Your mom's meatballs are the best.
His Mom’s were not only the best, but we have the recipe, making my husband’s the best.

You've been hit with a wooden spoon or had a shoe thrown at you.
I’ve heard stories about his Mom and the wooden spoon. I use the back of a hairbrush.

Clear plastic covers on all the furniture.
Holy crap this is true. I’d never seen anything like it. We sat at the dining room table and all the chairs were covered in plastic! If you wore shorts, when you stood up, your legs would be stuck to the chairs. I remember when we were watching My Big Fat Greek Wedding, there was plastic on the furniture, but then I leaned over and said to my spouse, ‘Hunhead, I think your Mom owned a lamp like that” and his reply was, “My Mom owned ALL the furniture in this movie.”

You know how to pronounce "manicotti" and "mozzarella."
Phht. If y’all haven’t heard it, I don’t even know if I can phonetically spell it. My husband and his brother may not speak Italian, but they sure as hell know how to say manicotti and mozzarella, which comes out more of a ‘manigot’ and ‘moozereeeella’.

You fight over whether it's called "sauce" or "gravy."
No fight. It’s gravy. Well, to them it is. To me it's still sauce.

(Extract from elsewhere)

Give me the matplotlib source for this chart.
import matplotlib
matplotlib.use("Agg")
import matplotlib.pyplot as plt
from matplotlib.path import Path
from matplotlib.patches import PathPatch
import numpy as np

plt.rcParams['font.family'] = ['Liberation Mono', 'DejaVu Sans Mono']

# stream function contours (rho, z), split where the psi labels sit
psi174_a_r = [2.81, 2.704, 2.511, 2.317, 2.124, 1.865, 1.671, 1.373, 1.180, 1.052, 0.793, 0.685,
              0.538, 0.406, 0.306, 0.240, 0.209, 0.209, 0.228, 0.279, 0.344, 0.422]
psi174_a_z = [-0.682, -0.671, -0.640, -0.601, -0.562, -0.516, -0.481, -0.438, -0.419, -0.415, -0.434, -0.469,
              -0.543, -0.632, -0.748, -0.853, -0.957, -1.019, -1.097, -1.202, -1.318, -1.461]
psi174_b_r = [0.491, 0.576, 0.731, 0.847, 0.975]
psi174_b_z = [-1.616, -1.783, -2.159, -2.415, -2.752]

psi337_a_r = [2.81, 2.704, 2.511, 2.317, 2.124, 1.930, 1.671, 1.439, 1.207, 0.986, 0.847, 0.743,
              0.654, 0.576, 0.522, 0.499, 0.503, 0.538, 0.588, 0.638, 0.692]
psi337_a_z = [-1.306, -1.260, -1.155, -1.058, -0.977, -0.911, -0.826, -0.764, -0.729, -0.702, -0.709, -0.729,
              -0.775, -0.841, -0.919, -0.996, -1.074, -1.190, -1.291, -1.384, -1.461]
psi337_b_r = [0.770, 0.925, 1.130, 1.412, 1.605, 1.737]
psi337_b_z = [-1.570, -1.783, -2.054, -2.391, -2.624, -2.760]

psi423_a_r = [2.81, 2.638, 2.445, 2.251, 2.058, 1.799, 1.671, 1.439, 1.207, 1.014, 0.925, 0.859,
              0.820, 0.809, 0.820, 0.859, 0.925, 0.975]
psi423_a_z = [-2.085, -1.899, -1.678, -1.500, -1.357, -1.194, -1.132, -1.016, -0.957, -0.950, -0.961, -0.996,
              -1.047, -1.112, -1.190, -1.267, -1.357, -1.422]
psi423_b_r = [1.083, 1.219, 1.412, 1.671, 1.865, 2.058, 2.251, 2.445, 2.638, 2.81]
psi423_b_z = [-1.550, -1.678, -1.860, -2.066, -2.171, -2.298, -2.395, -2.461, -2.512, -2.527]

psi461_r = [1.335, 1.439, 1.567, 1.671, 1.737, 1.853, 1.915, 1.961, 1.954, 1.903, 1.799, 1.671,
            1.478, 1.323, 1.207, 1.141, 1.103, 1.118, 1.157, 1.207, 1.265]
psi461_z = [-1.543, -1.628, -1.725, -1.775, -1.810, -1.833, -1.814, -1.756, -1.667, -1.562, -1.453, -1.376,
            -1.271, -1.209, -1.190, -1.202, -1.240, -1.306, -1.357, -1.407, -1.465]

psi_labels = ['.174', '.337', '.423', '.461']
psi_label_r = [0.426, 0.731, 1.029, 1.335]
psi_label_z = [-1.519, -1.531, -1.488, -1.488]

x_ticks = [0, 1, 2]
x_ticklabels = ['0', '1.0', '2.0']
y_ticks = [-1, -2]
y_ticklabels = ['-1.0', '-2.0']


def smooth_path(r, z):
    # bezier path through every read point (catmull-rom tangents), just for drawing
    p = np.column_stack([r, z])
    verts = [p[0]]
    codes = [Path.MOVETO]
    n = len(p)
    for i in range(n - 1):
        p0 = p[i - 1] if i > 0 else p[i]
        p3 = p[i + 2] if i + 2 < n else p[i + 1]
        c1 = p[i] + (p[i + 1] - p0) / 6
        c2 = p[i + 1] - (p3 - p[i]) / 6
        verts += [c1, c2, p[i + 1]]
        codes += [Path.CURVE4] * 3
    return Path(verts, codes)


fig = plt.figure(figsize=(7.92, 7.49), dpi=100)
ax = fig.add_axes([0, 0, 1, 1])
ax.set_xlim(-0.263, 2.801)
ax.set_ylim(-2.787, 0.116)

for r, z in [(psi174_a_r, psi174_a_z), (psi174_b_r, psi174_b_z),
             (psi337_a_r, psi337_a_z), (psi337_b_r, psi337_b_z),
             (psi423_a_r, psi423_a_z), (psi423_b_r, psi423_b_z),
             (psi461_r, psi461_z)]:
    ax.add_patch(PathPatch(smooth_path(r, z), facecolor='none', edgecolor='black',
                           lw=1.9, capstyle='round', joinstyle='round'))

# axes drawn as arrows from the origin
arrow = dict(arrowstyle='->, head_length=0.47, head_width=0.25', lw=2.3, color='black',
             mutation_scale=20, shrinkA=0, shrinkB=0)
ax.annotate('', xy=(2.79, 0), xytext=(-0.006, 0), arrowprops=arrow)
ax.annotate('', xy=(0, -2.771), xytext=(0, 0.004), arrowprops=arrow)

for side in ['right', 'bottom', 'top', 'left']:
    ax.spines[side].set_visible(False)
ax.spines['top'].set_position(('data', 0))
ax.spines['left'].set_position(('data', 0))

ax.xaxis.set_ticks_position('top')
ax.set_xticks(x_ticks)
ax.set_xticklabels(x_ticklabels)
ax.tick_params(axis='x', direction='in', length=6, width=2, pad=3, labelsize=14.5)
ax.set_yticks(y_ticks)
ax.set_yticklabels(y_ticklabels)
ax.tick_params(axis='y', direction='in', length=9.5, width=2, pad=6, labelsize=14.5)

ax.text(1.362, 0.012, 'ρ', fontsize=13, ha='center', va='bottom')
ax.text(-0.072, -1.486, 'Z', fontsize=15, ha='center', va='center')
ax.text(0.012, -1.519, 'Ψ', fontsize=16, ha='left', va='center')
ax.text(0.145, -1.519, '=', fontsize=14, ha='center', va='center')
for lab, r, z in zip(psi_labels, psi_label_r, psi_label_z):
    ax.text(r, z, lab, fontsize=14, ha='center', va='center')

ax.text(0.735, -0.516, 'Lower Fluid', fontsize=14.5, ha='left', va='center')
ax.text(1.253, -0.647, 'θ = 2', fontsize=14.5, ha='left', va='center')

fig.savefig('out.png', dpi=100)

You've called someone a "mamaluke."
I’ve been called a mamaluke. Not by my husband...

And you understand "bada bing".
Absolutely. This gets said… a lot. Bada bing, bada bang…

Posted by Boudicca at October 13, 2005 09:19 PM | TrackBack

this post has excellent timing for me.....

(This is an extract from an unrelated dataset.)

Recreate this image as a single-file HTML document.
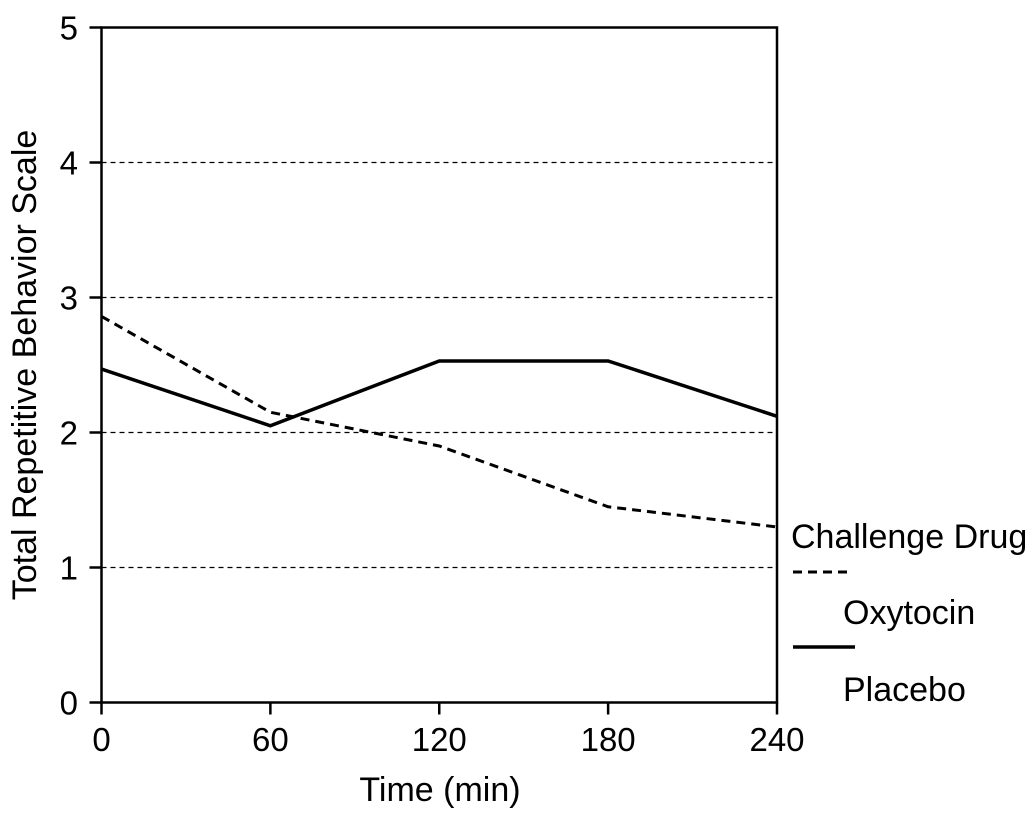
<!DOCTYPE html>
<html><head><meta charset="utf-8"><style>
html,body{margin:0;padding:0;background:#fff;}
svg text{font-family:"Liberation Sans",Arial,sans-serif;fill:#000;}
</style></head><body>
<svg id="chart" width="1036" height="813" xmlns="http://www.w3.org/2000/svg">
<g id="grid"></g>
<rect x="101.5" y="27.5" width="675.5" height="675" fill="none" stroke="#000" stroke-width="2.5"/>
<g id="axes"></g>
<g id="series"></g>
<text x="440" y="801" font-size="34" text-anchor="middle">Time (min)</text>
<text transform="translate(36,365) rotate(-90)" font-size="34" text-anchor="middle">Total Repetitive Behavior Scale</text>
<g>
<text x="791" y="548" font-size="34">Challenge Drug</text>
<line x1="793" y1="572" x2="853" y2="572" stroke="#000" stroke-width="3" stroke-dasharray="9,6"/>
<text x="843" y="624" font-size="34">Oxytocin</text>
<line x1="793" y1="647" x2="855" y2="647" stroke="#000" stroke-width="3.5"/>
<text x="843" y="701" font-size="34">Placebo</text>
</g>
</svg>
<script>
const times = [0, 60, 120, 180, 240];
const oxytocin = [2.86, 2.15, 1.90, 1.45, 1.30];
const placebo = [2.47, 2.05, 2.53, 2.53, 2.12];
const yTicks = [0, 1, 2, 3, 4, 5];
const xTicks = [0, 60, 120, 180, 240];

const NS = "http://www.w3.org/2000/svg";
const x = v => 101.5 + (v - 0) / 240 * 675.5;
const y = v => 702.5 - v / 5 * 675;
function mk(tag, attrs, parent) {
  const e = document.createElementNS(NS, tag);
  for (const k in attrs) e.setAttribute(k, attrs[k]);
  parent.appendChild(e);
  return e;
}
const grid = document.getElementById('grid');
const axes = document.getElementById('axes');
const series = document.getElementById('series');
yTicks.forEach(t => {
  if (t > 0 && t < 5) {
    const g = mk('line', {x1: x(0), x2: x(240), y1: y(t), y2: y(t), stroke: '#000', 'stroke-width': 1.3, 'stroke-dasharray': '5,4'}, grid);
    
    
  }
  const tk = mk('line', {x1: x(0) - 12, x2: x(0), y1: y(t), y2: y(t), stroke: '#000', 'stroke-width': 2.5}, axes);
  
  
  const lb = mk('text', {x: 78, y: y(t) + 12, 'font-size': 33, 'text-anchor': 'end'}, axes);
  lb.textContent = t;
  
  
});
xTicks.forEach(t => {
  const tk = mk('line', {x1: x(t), x2: x(t), y1: y(0), y2: y(0) + 12, stroke: '#000', 'stroke-width': 2.5}, axes);
  
  
  const lb = mk('text', {x: x(t), y: 751, 'font-size': 33, 'text-anchor': 'middle'}, axes);
  lb.textContent = t;
  
  
});
const pts = arr => arr.map((v, i) => x(times[i]) + ',' + y(v)).join(' ');
const p1 = mk('polyline', {points: pts(placebo), fill: 'none', stroke: '#000', 'stroke-width': 3.5}, series);


const p2 = mk('polyline', {points: pts(oxytocin), fill: 'none', stroke: '#000', 'stroke-width': 3, 'stroke-dasharray': '9,6'}, series);


</script>
</body></html>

Posted by: armywifetoddlermom at October 14, 2005 12:07 AM

I laughed at the email. Being from/with neither a Greek nor Italian family, my life in no way resembles this. I had a girlfriend tell me that Mexican families in Mexico are just like that, too, though. She said hers is. But she had a tiny wedding. Of course, she eloped to Italy... That probably had something to do with it.

Two points right in a row got to me:
1. My mom used a hair brush and about every third child or turn it would break. I never used a hair brush, for that reason. Do yours break?

2. My aunt now has an excuse for her plastic. We just thought it was OCD, or "a little bit crazy" as we called it back then.

Posted by: Suzi at October 14, 2005 02:06 AM

Gee, I'm mostly French and Irish. All I can do is drink and surrender...

Posted by: Ogre at October 14, 2005 07:38 AM

My grandfather emigrated from Greece (alone) when he was a young man and married an American woman. He was not close to the family he left in Greece. As a result, we have never had strong ties to grandparents or distant cousins from Greece. However; my siblings, mom, and I are very close to each other, and we identify with much of the family quirkiness in "My Big Fat Greek Wedding."

Oh! Would you be kind enough to share your meatball recipe? Meatballs are a favorite in my house, but we're still searching for the perfect recipe . . .

Posted by: Dave at October 14, 2005 08:22 AM

I married someone who is as close to Italian as one can get, he's Maltise. (it's the small Island off of Sicily).

They are the same exact way! Except Maltise are tall.

I know plenty of Italians too, my first italian wedding was a shocker. Those people can eat!

Posted by: Machelle at October 14, 2005 08:25 AM

I got nuthin! I'm not Italian and there isn't an Italian in our family, mostly Irish/Polish on one side and Korean on the other. I married a Slovak, cause he couldn't pass the test for Pollack, yuck, yuck, but that's all I got!

Posted by: oddybobo at October 14, 2005 09:16 AM

I'm mostly English and French, and hubby is Scots-Irish and [we think] Cherokee, but a lot of this still rang true, especially with my family.

Posted by: Jenna at October 14, 2005 10:47 AM

it works for Armenian familiies too....

Posted by: caltechgirl at October 14, 2005 05:52 PM

Their are exceptions to the height thing (just ask Littlejoe and family).

Also, until I sample your husbands, I'm sticking with LJ having the best meatballs :)

Joe's mom used to love having me over for dinner because I could eat more than most of the italians in the family....

Posted by: Graumagus at October 16, 2005 07:51 AM

LOL! OMG, this is soooo, freakin' true! Not only am I from NY, the home of Little Italy, I did live in Palermo and Firenze when I was very young. I make the best meatballs, fish dishes and gravy sauce this side of Little Italy. In fact, I cook so good (having been trained by my Italian Nonna) that my ex-mother in law would beg me to make Xmas Eve dinner every year.

I'm not Italian but it took me till this year, to finally learn how to cook Sunday dinner just for me and my son. And that's only because he begged me to stop with the leftovers. When my friends were alive and came over for Sunday Dinner there was still enough leftover for each to take home and for me to have during the week.

OMG, I just realized I'm a stereotype, I've used the word Mamaluke!!!! LOL...

Posted by: michele at October 16, 2005 09:01 PM

I guess I am a wannabe italian, i cook italian, i talk italian and i think i think like an italian this originates from being raised in an italian neighborhood and i love it. This, i think, has kept our family together and always in each others thoughts. I love italian men and they way they talk and mannerisms it all seems so warm and cuddly to me strange i know but i like it.